[OBJECTIVE] Go through the data below and copy it exactly, skipping every picture.

[SUPPLIED MATERIAL]

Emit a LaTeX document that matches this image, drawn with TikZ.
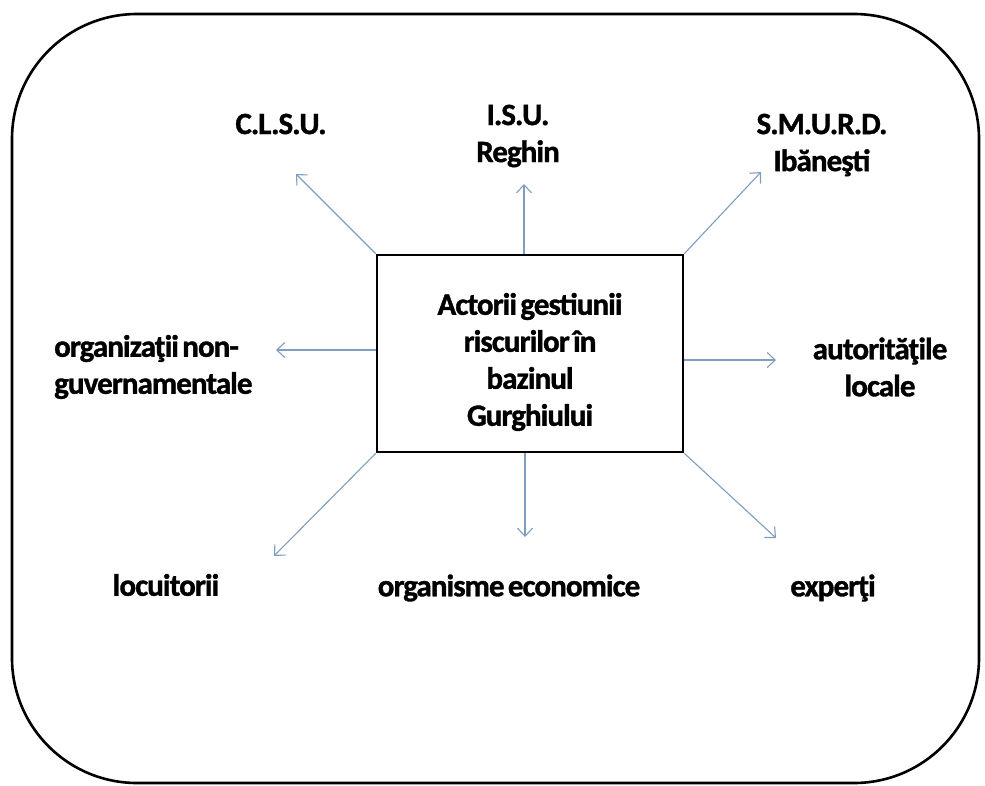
\documentclass[tikz,border=0pt]{standalone}
\usepackage{fontspec}
\setmainfont{Carlito}[LetterSpace=-3.0, WordSpace=0.55, BoldFeatures={FakeBold=1.2}]
\usetikzlibrary{arrows.meta}
\definecolor{arrowblue}{HTML}{7F9DBF}
\tikzset{
  lbl/.style={font=\bfseries\fontsize{31}{37}\selectfont, align=center, inner sep=0pt, text=black},
  arr/.style={draw=arrowblue, line width=1.1pt, -{Straight Barb[length=8pt,width=15pt,line width=1.1pt]}},
  centerbox/.style={draw=black, line width=2.6pt, minimum width=306pt, minimum height=197pt, inner sep=0pt, fill=white},
  frame/.style={draw=black, line width=2.6pt, rounded corners=125pt}
}
\begin{document}
\begin{tikzpicture}[x=1pt,y=-1pt]
\useasboundingbox (0,0) rectangle (985,785);
\draw[frame] (12,14) rectangle (979,783);

\node[centerbox] (box) at (530,353.5) {};
\node[lbl] (boxtext) at (530,362) {Actorii gestiunii\\riscurilor în\\bazinul\\Gurghiului};

% labels
\node[lbl] (clsu) at (281,124) {C.L.S.U.};
\node[lbl] (isu) at (518,136) {I.S.U.\\Reghin};
\node[lbl] (smurd) at (822,145) {S.M.U.R.D.\\Ibăneşti};
\node[lbl, align=left, anchor=west] (ong) at (54,367) {organizaţii non-\\guvernamentale};
\node[lbl] (aut) at (880,367) {autorităţile\\locale};
\node[lbl] (locu) at (166,585) {locuitorii};
\node[lbl] (econ) at (509,588) {organisme economice};
\node[lbl] (exp) at (833,588) {experţi};

% arrow end points
\coordinate (eclsu) at (296,174);
\coordinate (eisu) at (524,184);
\coordinate (esmurd) at (761,172);
\coordinate (eong) at (276,350);
\coordinate (eaut) at (776,360);
\coordinate (elocu) at (274,556);
\coordinate (eecon) at (525,537);
\coordinate (eexp) at (776,538);

\draw[arr] (box.north west) -- (eclsu);
\draw[arr] (box.north -| eisu) -- (eisu);
\draw[arr] (box.north east) -- (esmurd);
\draw[arr] (box.west |- eong) -- (eong);
\draw[arr] (box.east |- eaut) -- (eaut);
\draw[arr] (box.south west) -- (elocu);
\draw[arr] (box.south -| eecon) -- (eecon);
\draw[arr] (box.south east) -- (eexp);
\end{tikzpicture}
\end{document}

[FINISHED TASK]
Emit a LaTeX document that matches this image, drawn with TikZ.
\documentclass[tikz,border=0pt]{standalone}
\usepackage{fontspec}
\setmainfont{Carlito}[LetterSpace=-3.0, WordSpace=0.55, BoldFeatures={FakeBold=1.2}]
\usetikzlibrary{arrows.meta}
\definecolor{arrowblue}{HTML}{7F9DBF}
\tikzset{
  lbl/.style={font=\bfseries\fontsize{31}{37}\selectfont, align=center, inner sep=0pt, text=black},
  arr/.style={draw=arrowblue, line width=1.1pt, -{Straight Barb[length=8pt,width=15pt,line width=1.1pt]}},
  centerbox/.style={draw=black, line width=2.6pt, minimum width=306pt, minimum height=197pt, inner sep=0pt, fill=white},
  frame/.style={draw=black, line width=2.6pt, rounded corners=125pt}
}
\begin{document}
\begin{tikzpicture}[x=1pt,y=-1pt]
\useasboundingbox (0,0) rectangle (985,785);
\draw[frame] (12,14) rectangle (979,783);

\node[centerbox] (box) at (530,353.5) {};
\node[lbl] (boxtext) at (530,362) {Actorii gestiunii\\riscurilor în\\bazinul\\Gurghiului};

% labels
\node[lbl] (clsu) at (281,124) {C.L.S.U.};
\node[lbl] (isu) at (518,136) {I.S.U.\\Reghin};
\node[lbl] (smurd) at (822,145) {S.M.U.R.D.\\Ibăneşti};
\node[lbl, align=left, anchor=west] (ong) at (54,367) {organizaţii non-\\guvernamentale};
\node[lbl] (aut) at (880,367) {autorităţile\\locale};
\node[lbl] (locu) at (166,585) {locuitorii};
\node[lbl] (econ) at (509,588) {organisme economice};
\node[lbl] (exp) at (833,588) {experţi};

% arrow end points
\coordinate (eclsu) at (296,174);
\coordinate (eisu) at (524,184);
\coordinate (esmurd) at (761,172);
\coordinate (eong) at (276,350);
\coordinate (eaut) at (776,360);
\coordinate (elocu) at (274,556);
\coordinate (eecon) at (525,537);
\coordinate (eexp) at (776,538);

\draw[arr] (box.north west) -- (eclsu);
\draw[arr] (box.north -| eisu) -- (eisu);
\draw[arr] (box.north east) -- (esmurd);
\draw[arr] (box.west |- eong) -- (eong);
\draw[arr] (box.east |- eaut) -- (eaut);
\draw[arr] (box.south west) -- (elocu);
\draw[arr] (box.south -| eecon) -- (eecon);
\draw[arr] (box.south east) -- (eexp);
\end{tikzpicture}
\end{document}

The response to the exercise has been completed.